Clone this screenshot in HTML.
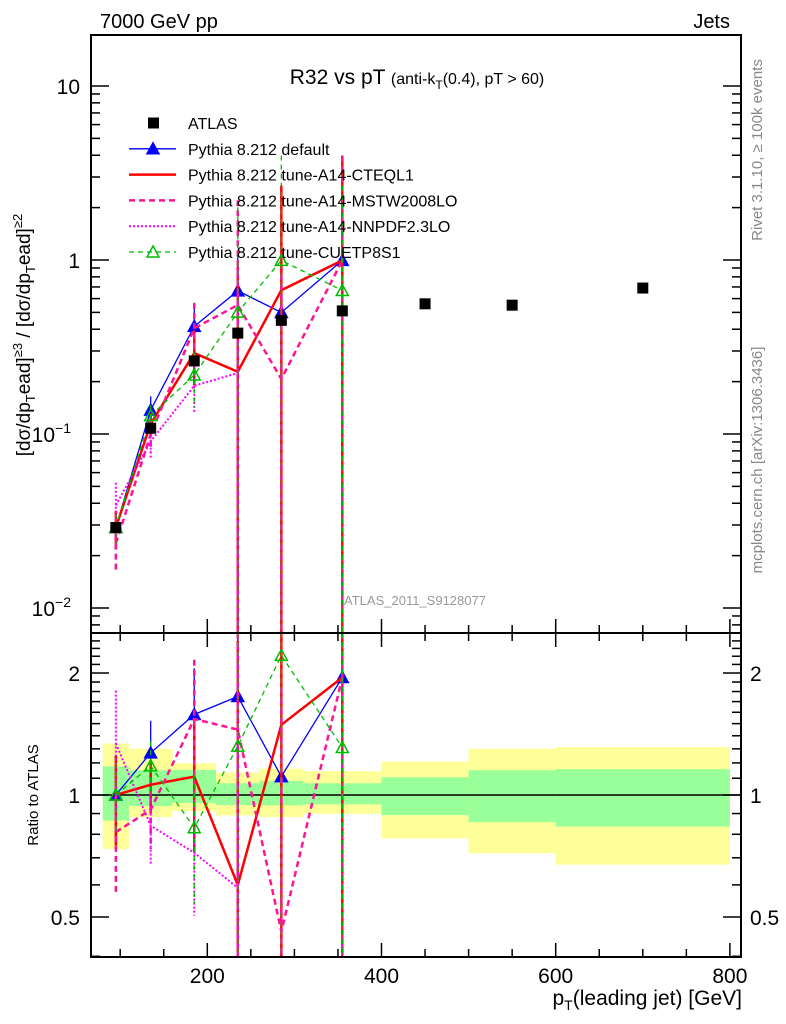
<!DOCTYPE html>
<html><head><meta charset="utf-8"><style>
body{margin:0;background:#fff}
svg{display:block;font-family:"Liberation Sans",sans-serif}
</style></head><body>
<svg id="c" width="786" height="1024" viewBox="0 0 786 1024"></svg>
<script>
const binsLo=[80,110,160,210,260,310,400,500,600];
const binsHi=[110,160,210,260,310,400,500,600,800];
const yellowHi=[1.34,1.30,1.198,1.136,1.162,1.145,1.21,1.30,1.313];
const yellowLo=[0.736,0.882,0.913,0.890,0.882,0.899,0.781,0.718,0.673];
const greenHi=[1.176,1.151,1.153,1.069,1.083,1.069,1.106,1.151,1.158];
const greenLo=[0.865,0.939,0.955,0.944,0.943,0.948,0.892,0.857,0.836];
const atlasX=[95,135,185,235,285,355,450,550,700];
const atlasY=[0.029,0.108,0.263,0.38,0.45,0.51,0.56,0.55,0.69];
const mcX=[95,135,185,235,285,355];
const ratioDefault=[1.0,1.27,1.58,1.75,1.11,1.95];
const errDefault=[0.2,0.2,0.3,0.6,3,3];
const ratioCTEQ=[1.0,1.06,1.11,0.60,1.49,1.95];
const errCTEQ=[0.25,0.15,0.35,3,3,3];
const ratioMSTW=[0.81,0.92,1.54,1.45,0.46,1.95];
const errMSTW=[0.3,0.2,0.4,3,3,3];
const ratioNNPDF=[1.34,0.84,0.72,0.59];
const errNNPDF=[0.35,0.2,0.3,3];
const ratioCUET=[1.0,1.18,0.83,1.32,2.21,1.31];
const errCUET=[0.2,0.15,0.35,3,3,3];
const xTicksMajor=[200,400,600,800];
const ratioTicks=[0.5,1,2];

const NS="http://www.w3.org/2000/svg";
const svg=document.getElementById('c');
const L=91,R=741,T=35,MID=633,B=957;
const X=v=>33.1+0.871*v;
const YM=v=>260-174*Math.log10(v);
const YR=v=>795-122*Math.log2(v);
function el(t,a,p){const e=document.createElementNS(NS,t);for(const k in a)e.setAttribute(k,a[k]);(p||svg).appendChild(e);return e;}
function txt(s,a,p){const e=el('text',a,p);e.textContent=s;return e;}
function clampM(y){return Math.max(T,Math.min(MID,y));}
function clampR(y){return Math.max(MID,Math.min(B,y));}

// bands
for(let i=0;i<binsLo.length;i++){
 const x1=X(binsLo[i]),x2=X(binsHi[i]);
 const yb=el('rect',{x:x1,y:YR(yellowHi[i]),width:x2-x1,height:YR(yellowLo[i])-YR(yellowHi[i]),fill:'#ffff99'});
 
 
 const gb=el('rect',{x:x1,y:YR(greenHi[i]),width:x2-x1,height:YR(greenLo[i])-YR(greenHi[i]),fill:'#99ff99'});
 
 
}
el('line',{x1:L,x2:R,y1:YR(1),y2:YR(1),stroke:'#000','stroke-width':1.5});

const series=[
 {name:'pythia-default',r:ratioDefault,e:errDefault,c:'#0000ff',w:1.3,d:'',m:'tri'},
 {name:'pythia-cteql1',r:ratioCTEQ,e:errCTEQ,c:'#ff0000',w:2.5,d:'',m:''},
 {name:'pythia-mstw2008lo',r:ratioMSTW,e:errMSTW,c:'#ff1493',w:2.5,d:'6,4',m:''},
 {name:'pythia-nnpdf23lo',r:ratioNNPDF,e:errNNPDF,c:'#ff00ff',w:2,d:'2,2',m:''},
 {name:'pythia-cuetp8s1',r:ratioCUET,e:errCUET,c:'#00bb00',w:1.3,d:'5,4',m:'otri'}
];
function tri(x,y,c,open,p){const t=el('polygon',{points:`${x},${y-6} ${x-6},${y+5} ${x+6},${y+5}`,fill:open?'none':c,stroke:c,'stroke-width':1.5},p);return t;}
const gM=el('g',{'clip-path':'url(#cm)'});const gR=el('g',{'clip-path':'url(#cr)'});
const defs=el('defs',{});
const cm=el('clipPath',{id:'cm'},defs);el('rect',{x:L,y:T,width:R-L,height:MID-T},cm);
const cr=el('clipPath',{id:'cr'},defs);el('rect',{x:L,y:MID,width:R-L,height:B-MID},cr);
series.forEach(s=>{
 const ptsM=[],ptsR=[];
 s.r.forEach((r,i)=>{
  const x=X(mcX[i]);const v=r*atlasY[i];
  ptsM.push(x+','+YM(v));ptsR.push(x+','+YR(r));
  const eh=r*(1+s.e[i]),elo=Math.max(r*(1-s.e[i]),0.001);
  const b1=el('line',{x1:x,x2:x,y1:clampM(YM(eh*atlasY[i])),y2:clampM(YM(elo*atlasY[i])),stroke:s.c,'stroke-width':s.w,'stroke-dasharray':s.d},gM);
  
  
  const b2=el('line',{x1:x,x2:x,y1:clampR(YR(eh)),y2:clampR(YR(elo)),stroke:s.c,'stroke-width':s.w,'stroke-dasharray':s.d},gR);
  
  
 });
 const l1=el('polyline',{points:ptsM.join(' '),fill:'none',stroke:s.c,'stroke-width':s.w,'stroke-dasharray':s.d},gM);
 
 
 const l2=el('polyline',{points:ptsR.join(' '),fill:'none',stroke:s.c,'stroke-width':s.w,'stroke-dasharray':s.d},gR);
 
 
 if(s.m){s.r.forEach((r,i)=>{const x=X(mcX[i]);
  const t1=tri(x,YM(r*atlasY[i]),s.c,s.m==='otri',gM);
  const t2=tri(x,YR(r),s.c,s.m==='otri',gR);});}
});
atlasX.forEach((xv,i)=>{
 const m=el('rect',{x:X(xv)-5.5,y:YM(atlasY[i])-5.5,width:11,height:11,fill:'#000'});
 
 
});

// frames
el('rect',{x:L,y:T,width:R-L,height:MID-T,fill:'none',stroke:'#000','stroke-width':2});
el('rect',{x:L,y:MID,width:R-L,height:B-MID,fill:'none',stroke:'#000','stroke-width':2});
// x ticks
for(let v=100;v<=800;v+=50){const x=X(v);const maj=v%200===0;const h=maj?14:8;
 [MID,B].forEach(y0=>{el('line',{x1:x,x2:x,y1:y0,y2:y0-h,stroke:'#000','stroke-width':1.5});});
 el('line',{x1:x,x2:x,y1:MID,y2:MID+h,stroke:'#000','stroke-width':1.5});
}
xTicksMajor.forEach(v=>{const t=txt(v,{x:X(v),y:983,'font-size':21,'text-anchor':'middle'});});
// main y ticks
for(let d=-3;d<=1;d++){for(let k=1;k<10;k++){const v=k*Math.pow(10,d);const y=YM(v);if(y<T||y>MID)continue;const h=k===1?18:9;
 el('line',{x1:L,x2:L+h,y1:y,y2:y,stroke:'#000','stroke-width':1.5});el('line',{x1:R,x2:R-h,y1:y,y2:y,stroke:'#000','stroke-width':1.5});}}
const ml=[['10',1],['1',0]];
txt('10',{x:80,y:YM(10)+8,'font-size':21,'text-anchor':'end'});
txt('1',{x:80,y:YM(1)+8,'font-size':21,'text-anchor':'end'});
const t01=txt('10',{x:71,y:YM(0.1)+8,'font-size':21,'text-anchor':'end'});el('tspan',{dy:-9,'font-size':14},t01).textContent='−1';
const t001=txt('10',{x:71,y:YM(0.01)+8,'font-size':21,'text-anchor':'end'});el('tspan',{dy:-9,'font-size':14},t001).textContent='−2';
// ratio y ticks
for(let v=0.4;v<=2.5;v+=0.1){const y=YR(v);if(y<MID||y>B)continue;const maj=Math.abs(v-0.5)<1e-6||Math.abs(v-1)<1e-6||Math.abs(v-2)<1e-6;const h=maj?18:9;
 el('line',{x1:L,x2:L+h,y1:y,y2:y,stroke:'#000','stroke-width':1.5});el('line',{x1:R,x2:R-h,y1:y,y2:y,stroke:'#000','stroke-width':1.5});}
ratioTicks.forEach(v=>{txt(v,{x:80,y:YR(v)+8,'font-size':21,'text-anchor':'end'});txt(v,{x:750,y:YR(v)+8,'font-size':21});});

// legend
const lg=[['ATLAS','#000','','sq',1],['Pythia 8.212 default','#0000ff','','tri',1.3],['Pythia 8.212 tune-A14-CTEQL1','#ff0000','','',2.5],['Pythia 8.212 tune-A14-MSTW2008LO','#ff1493','6,4','',2.5],['Pythia 8.212 tune-A14-NNPDF2.3LO','#ff00ff','2,2','',2],['Pythia 8.212 tune-CUETP8S1','#00bb00','5,4','otri',1.3]];
lg.forEach((e,i)=>{const y=123+i*25.8;const g=el('g',{});
 
 
 if(e[3]==='sq'){el('rect',{x:148,y:y-5.5,width:11,height:11,fill:'#000'},g);}
 else{el('line',{x1:129,x2:176,y1:y,y2:y,stroke:e[1],'stroke-width':e[4],'stroke-dasharray':e[2]},g);if(e[3])tri(153,y,e[1],e[3]==='otri',g);}
 txt(e[0],{x:188,y:y+6,'font-size':16},g);
});
// texts
txt('7000 GeV pp',{x:100,y:28,'font-size':20,});
txt('Jets',{x:730,y:28,'font-size':20,'text-anchor':'end',});
const tt=txt('R32 vs pT ',{x:417,y:84,'font-size':21,'text-anchor':'middle',});
el('tspan',{'font-size':16},tt).textContent='(anti-k';el('tspan',{'font-size':12,dy:5},tt).textContent='T';el('tspan',{'font-size':16,dy:-5},tt).textContent='(0.4), pT > 60)';
txt('ATLAS_2011_S9128077',{x:415,y:605,'font-size':13,fill:'#999','text-anchor':'middle',});
txt('Rivet 3.1.10, ≥ 100k events',{x:0,y:0,'font-size':15,fill:'#888','text-anchor':'middle',transform:'translate(762,150) rotate(-90)',});
txt('mcplots.cern.ch [arXiv:1306.3436]',{x:0,y:0,'font-size':15,fill:'#888','text-anchor':'middle',transform:'translate(762,460) rotate(-90)',});
const yl=txt('[dσ/dp',{x:0,y:0,'font-size':19,'text-anchor':'middle',transform:'translate(30,335) rotate(-90)',});
el('tspan',{'font-size':13,dy:5},yl).textContent='T';el('tspan',{dy:-5},yl).textContent='ead]';el('tspan',{'font-size':13,dy:-8},yl).textContent='≥3';el('tspan',{dy:8},yl).textContent=' / [dσ/dp';el('tspan',{'font-size':13,dy:5},yl).textContent='T';el('tspan',{dy:-5},yl).textContent='ead]';el('tspan',{'font-size':13,dy:-8},yl).textContent='≥2';
txt('Ratio to ATLAS',{x:0,y:0,'font-size':15,'text-anchor':'middle',transform:'translate(38,795) rotate(-90)',});
const xl=txt('p',{x:742,y:1005,'font-size':21,'text-anchor':'end',});
el('tspan',{'font-size':14,dy:5},xl).textContent='T';el('tspan',{dy:-5},xl).textContent='(leading jet) [GeV]';
</script>
</body></html>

> **Written task**:
Omitting all pictures, restate exactly the lines of the material from its start through the line that contains "const ratioTicks=[0.5,1,2];".

> **Task output**:
Clone this screenshot in HTML.
<!DOCTYPE html>
<html><head><meta charset="utf-8"><style>
body{margin:0;background:#fff}
svg{display:block;font-family:"Liberation Sans",sans-serif}
</style></head><body>
<svg id="c" width="786" height="1024" viewBox="0 0 786 1024"></svg>
<script>
const binsLo=[80,110,160,210,260,310,400,500,600];
const binsHi=[110,160,210,260,310,400,500,600,800];
const yellowHi=[1.34,1.30,1.198,1.136,1.162,1.145,1.21,1.30,1.313];
const yellowLo=[0.736,0.882,0.913,0.890,0.882,0.899,0.781,0.718,0.673];
const greenHi=[1.176,1.151,1.153,1.069,1.083,1.069,1.106,1.151,1.158];
const greenLo=[0.865,0.939,0.955,0.944,0.943,0.948,0.892,0.857,0.836];
const atlasX=[95,135,185,235,285,355,450,550,700];
const atlasY=[0.029,0.108,0.263,0.38,0.45,0.51,0.56,0.55,0.69];
const mcX=[95,135,185,235,285,355];
const ratioDefault=[1.0,1.27,1.58,1.75,1.11,1.95];
const errDefault=[0.2,0.2,0.3,0.6,3,3];
const ratioCTEQ=[1.0,1.06,1.11,0.60,1.49,1.95];
const errCTEQ=[0.25,0.15,0.35,3,3,3];
const ratioMSTW=[0.81,0.92,1.54,1.45,0.46,1.95];
const errMSTW=[0.3,0.2,0.4,3,3,3];
const ratioNNPDF=[1.34,0.84,0.72,0.59];
const errNNPDF=[0.35,0.2,0.3,3];
const ratioCUET=[1.0,1.18,0.83,1.32,2.21,1.31];
const errCUET=[0.2,0.15,0.35,3,3,3];
const xTicksMajor=[200,400,600,800];
const ratioTicks=[0.5,1,2];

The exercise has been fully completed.